Understanding AI Agent Architecture
Crume illustrates the basic structure of an AI agent with a three-stage model: inputs, processing, and outputs. Inputs can range from direct user prompts and API calls to other agents or data sources. The processing stage involves the AI's reasoning and decision-making, often informed by data and policies. The outputs are the actions the agent takes, which can include invoking tools, calling other agents, or generating responses. The critical aspect highlighted is the potential for these stages to be manipulated or to fail, leading to unintended consequences.
The OWASP Top 10 for Agentic Applications
Drawing from the OWASP (Open Web Application Security Project) initiative, Crume details the 'Top 10 For Agentic Applications 2026.' This list, developed over a decade, has been updated to address the unique security challenges posed by AI agents. The OWASP project aims to educate developers and organizations on the most critical security risks and how to mitigate them. Crume elaborates on the top vulnerabilities, providing context for each:
The full discussion can be found on IBM's YouTube channel.
Key Agent Security Vulnerabilities
- Agent Goal Hijacking: Attackers can manipulate an agent's objectives by altering its instructions or context, causing it to pursue unintended goals.
- Tool Misuse & Exploitation: Agents may be tricked into using their authorized tools for malicious purposes, such as unauthorized data access or execution of harmful commands.
- ID & Priv Abuse: Agents can inherit user credentials or permissions, making them targets for privilege escalation if not properly secured.
- Supply Chain Vulnerabilities: Similar to traditional software, AI agents can be compromised through vulnerabilities in their dependencies, data sources, or underlying infrastructure.
- Unexp Core Exec: Agents might execute unexpected or unintended code due to flaws in their reasoning or prompt handling, leading to system compromise.
- Mem/Context Poison: Attackers can corrupt the agent's memory or context, leading to biased or malicious decision-making.
- Inter-agent Communication: In multi-agent systems, insecure communication channels between agents can be exploited for data leakage or manipulation.
- Cascading Fails: A single failure within an agent's process can propagate and amplify across multiple agents or tools, leading to widespread system failure.

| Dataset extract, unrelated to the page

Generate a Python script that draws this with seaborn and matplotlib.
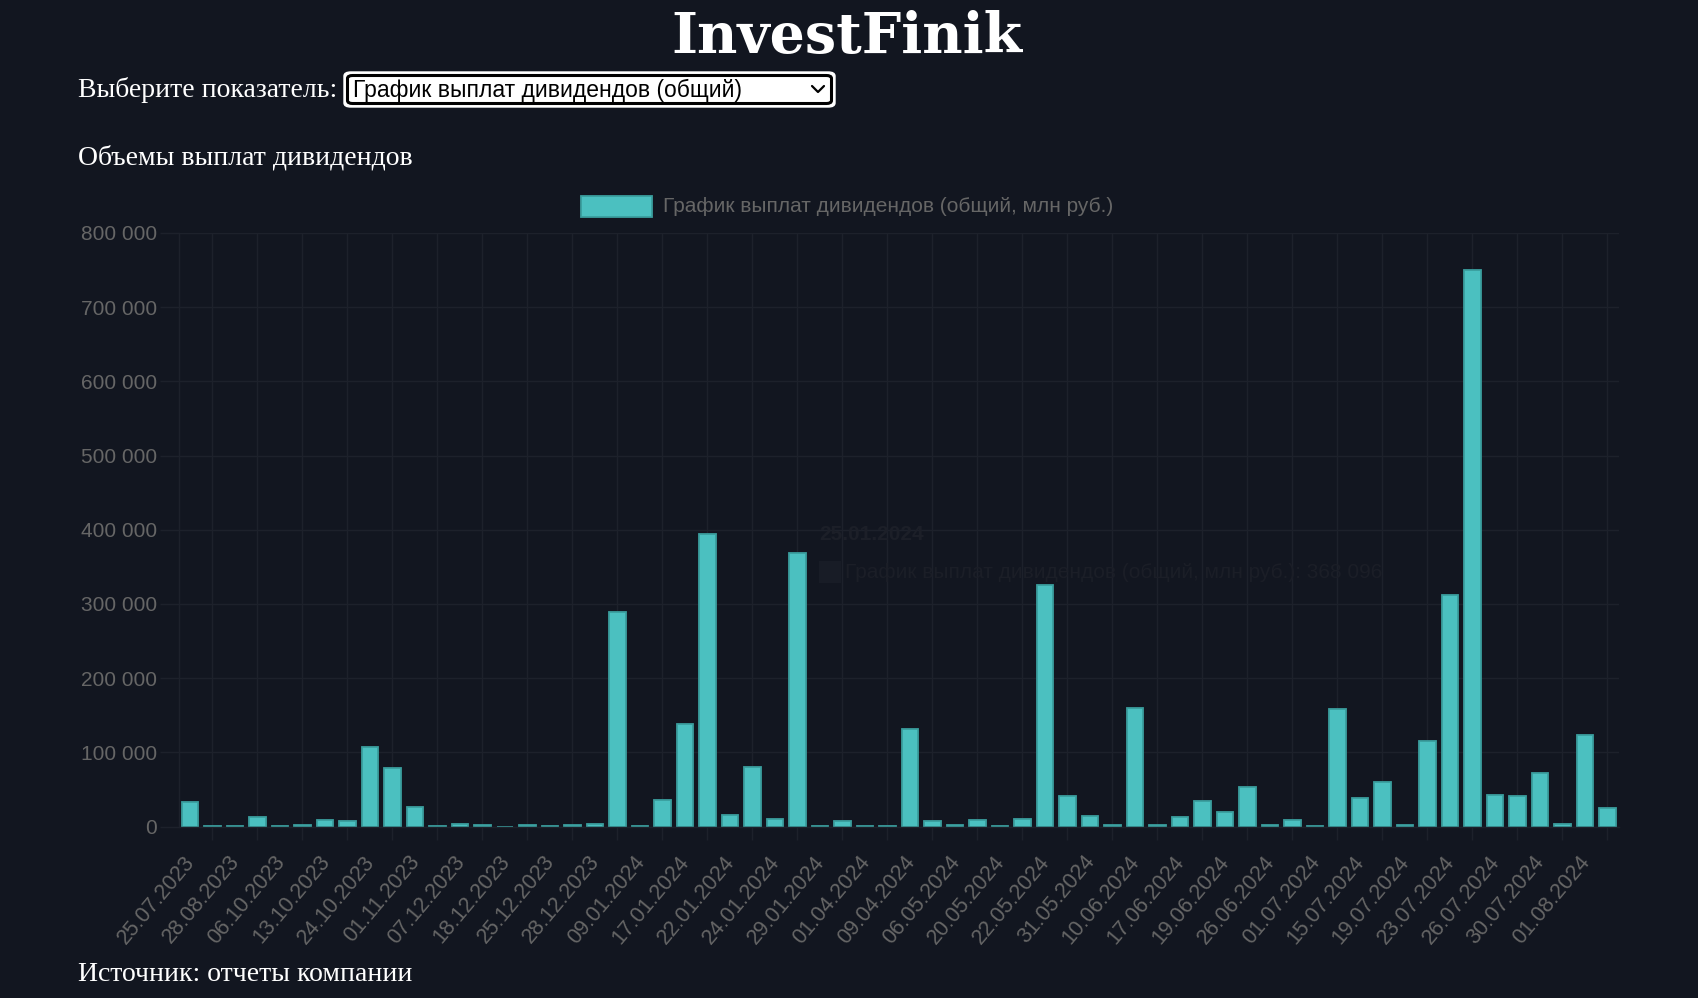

- Human-agent Trust Exploitation: Attackers can manipulate human users' trust in AI agents, leading them to approve harmful actions or overlook security flaws.
- Rogue Agents: Agents that deviate from their intended behavior over time, potentially due to subtle environmental changes or internal drift, pose a significant risk.
Crume emphasizes that the autonomy granted to AI agents, while a key feature, is also a primary source of these security risks. When combined with insufficient guardrails, this autonomy can lead to unpredictable and potentially harmful outcomes. The OWASP list serves as a crucial guide for developers and security professionals to build more secure and trustworthy AI agent systems.